WHAT YOU NEED TO DO:
Exactly reproduce the lines that follow.

[Code that draws figures]
%%

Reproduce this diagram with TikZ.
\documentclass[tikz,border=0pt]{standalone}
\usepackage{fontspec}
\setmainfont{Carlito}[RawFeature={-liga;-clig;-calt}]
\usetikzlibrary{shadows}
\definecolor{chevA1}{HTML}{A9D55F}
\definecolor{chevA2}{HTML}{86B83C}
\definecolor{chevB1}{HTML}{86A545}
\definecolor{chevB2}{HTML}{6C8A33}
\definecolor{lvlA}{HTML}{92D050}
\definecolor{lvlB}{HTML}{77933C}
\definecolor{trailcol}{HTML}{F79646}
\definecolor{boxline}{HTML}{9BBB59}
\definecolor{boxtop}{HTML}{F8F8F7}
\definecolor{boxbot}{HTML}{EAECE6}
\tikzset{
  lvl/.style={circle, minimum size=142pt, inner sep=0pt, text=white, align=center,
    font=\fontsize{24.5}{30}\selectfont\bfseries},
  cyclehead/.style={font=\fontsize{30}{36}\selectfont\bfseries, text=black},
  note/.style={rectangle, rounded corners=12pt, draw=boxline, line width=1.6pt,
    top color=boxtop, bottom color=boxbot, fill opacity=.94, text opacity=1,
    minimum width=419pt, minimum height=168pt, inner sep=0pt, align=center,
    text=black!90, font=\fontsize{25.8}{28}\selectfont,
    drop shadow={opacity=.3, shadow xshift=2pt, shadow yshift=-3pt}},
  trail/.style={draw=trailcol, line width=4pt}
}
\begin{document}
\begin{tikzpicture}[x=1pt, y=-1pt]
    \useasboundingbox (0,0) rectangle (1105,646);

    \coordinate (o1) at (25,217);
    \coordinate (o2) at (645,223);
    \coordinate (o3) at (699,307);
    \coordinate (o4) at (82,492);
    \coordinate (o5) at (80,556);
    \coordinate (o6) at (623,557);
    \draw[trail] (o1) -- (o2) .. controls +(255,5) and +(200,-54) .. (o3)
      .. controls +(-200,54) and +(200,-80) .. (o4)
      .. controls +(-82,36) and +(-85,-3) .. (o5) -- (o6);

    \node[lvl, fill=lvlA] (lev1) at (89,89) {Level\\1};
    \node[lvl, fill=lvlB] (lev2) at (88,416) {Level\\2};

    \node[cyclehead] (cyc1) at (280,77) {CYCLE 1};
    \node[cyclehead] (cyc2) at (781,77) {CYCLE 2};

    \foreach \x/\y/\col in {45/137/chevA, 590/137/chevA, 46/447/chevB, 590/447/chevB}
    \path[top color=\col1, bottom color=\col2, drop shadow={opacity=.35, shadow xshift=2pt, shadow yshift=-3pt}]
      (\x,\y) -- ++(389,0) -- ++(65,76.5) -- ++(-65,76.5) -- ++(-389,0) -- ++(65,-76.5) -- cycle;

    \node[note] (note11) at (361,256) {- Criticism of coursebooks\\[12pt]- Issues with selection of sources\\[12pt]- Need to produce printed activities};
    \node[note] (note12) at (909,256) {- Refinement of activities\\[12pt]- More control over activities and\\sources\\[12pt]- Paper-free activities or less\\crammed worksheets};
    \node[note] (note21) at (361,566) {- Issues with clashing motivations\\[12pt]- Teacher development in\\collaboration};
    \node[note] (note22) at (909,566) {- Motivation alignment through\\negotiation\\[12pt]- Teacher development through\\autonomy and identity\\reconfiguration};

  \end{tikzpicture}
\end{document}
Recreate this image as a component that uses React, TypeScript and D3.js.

%%

RESPONSE:
Reproduce this diagram with TikZ.
\documentclass[tikz,border=0pt]{standalone}
\usepackage{fontspec}
\setmainfont{Carlito}[RawFeature={-liga;-clig;-calt}]
\usetikzlibrary{shadows}
\definecolor{chevA1}{HTML}{A9D55F}
\definecolor{chevA2}{HTML}{86B83C}
\definecolor{chevB1}{HTML}{86A545}
\definecolor{chevB2}{HTML}{6C8A33}
\definecolor{lvlA}{HTML}{92D050}
\definecolor{lvlB}{HTML}{77933C}
\definecolor{trailcol}{HTML}{F79646}
\definecolor{boxline}{HTML}{9BBB59}
\definecolor{boxtop}{HTML}{F8F8F7}
\definecolor{boxbot}{HTML}{EAECE6}
\tikzset{
  lvl/.style={circle, minimum size=142pt, inner sep=0pt, text=white, align=center,
    font=\fontsize{24.5}{30}\selectfont\bfseries},
  cyclehead/.style={font=\fontsize{30}{36}\selectfont\bfseries, text=black},
  note/.style={rectangle, rounded corners=12pt, draw=boxline, line width=1.6pt,
    top color=boxtop, bottom color=boxbot, fill opacity=.94, text opacity=1,
    minimum width=419pt, minimum height=168pt, inner sep=0pt, align=center,
    text=black!90, font=\fontsize{25.8}{28}\selectfont,
    drop shadow={opacity=.3, shadow xshift=2pt, shadow yshift=-3pt}},
  trail/.style={draw=trailcol, line width=4pt}
}
\begin{document}
\begin{tikzpicture}[x=1pt, y=-1pt]
    \useasboundingbox (0,0) rectangle (1105,646);

    \coordinate (o1) at (25,217);
    \coordinate (o2) at (645,223);
    \coordinate (o3) at (699,307);
    \coordinate (o4) at (82,492);
    \coordinate (o5) at (80,556);
    \coordinate (o6) at (623,557);
    \draw[trail] (o1) -- (o2) .. controls +(255,5) and +(200,-54) .. (o3)
      .. controls +(-200,54) and +(200,-80) .. (o4)
      .. controls +(-82,36) and +(-85,-3) .. (o5) -- (o6);

    \node[lvl, fill=lvlA] (lev1) at (89,89) {Level\\1};
    \node[lvl, fill=lvlB] (lev2) at (88,416) {Level\\2};

    \node[cyclehead] (cyc1) at (280,77) {CYCLE 1};
    \node[cyclehead] (cyc2) at (781,77) {CYCLE 2};

    \foreach \x/\y/\col in {45/137/chevA, 590/137/chevA, 46/447/chevB, 590/447/chevB}
    \path[top color=\col1, bottom color=\col2, drop shadow={opacity=.35, shadow xshift=2pt, shadow yshift=-3pt}]
      (\x,\y) -- ++(389,0) -- ++(65,76.5) -- ++(-65,76.5) -- ++(-389,0) -- ++(65,-76.5) -- cycle;

    \node[note] (note11) at (361,256) {- Criticism of coursebooks\\[12pt]- Issues with selection of sources\\[12pt]- Need to produce printed activities};
    \node[note] (note12) at (909,256) {- Refinement of activities\\[12pt]- More control over activities and\\sources\\[12pt]- Paper-free activities or less\\crammed worksheets};
    \node[note] (note21) at (361,566) {- Issues with clashing motivations\\[12pt]- Teacher development in\\collaboration};
    \node[note] (note22) at (909,566) {- Motivation alignment through\\negotiation\\[12pt]- Teacher development through\\autonomy and identity\\reconfiguration};

  \end{tikzpicture}
\end{document}
Recreate this image as a component that uses React, TypeScript and D3.js.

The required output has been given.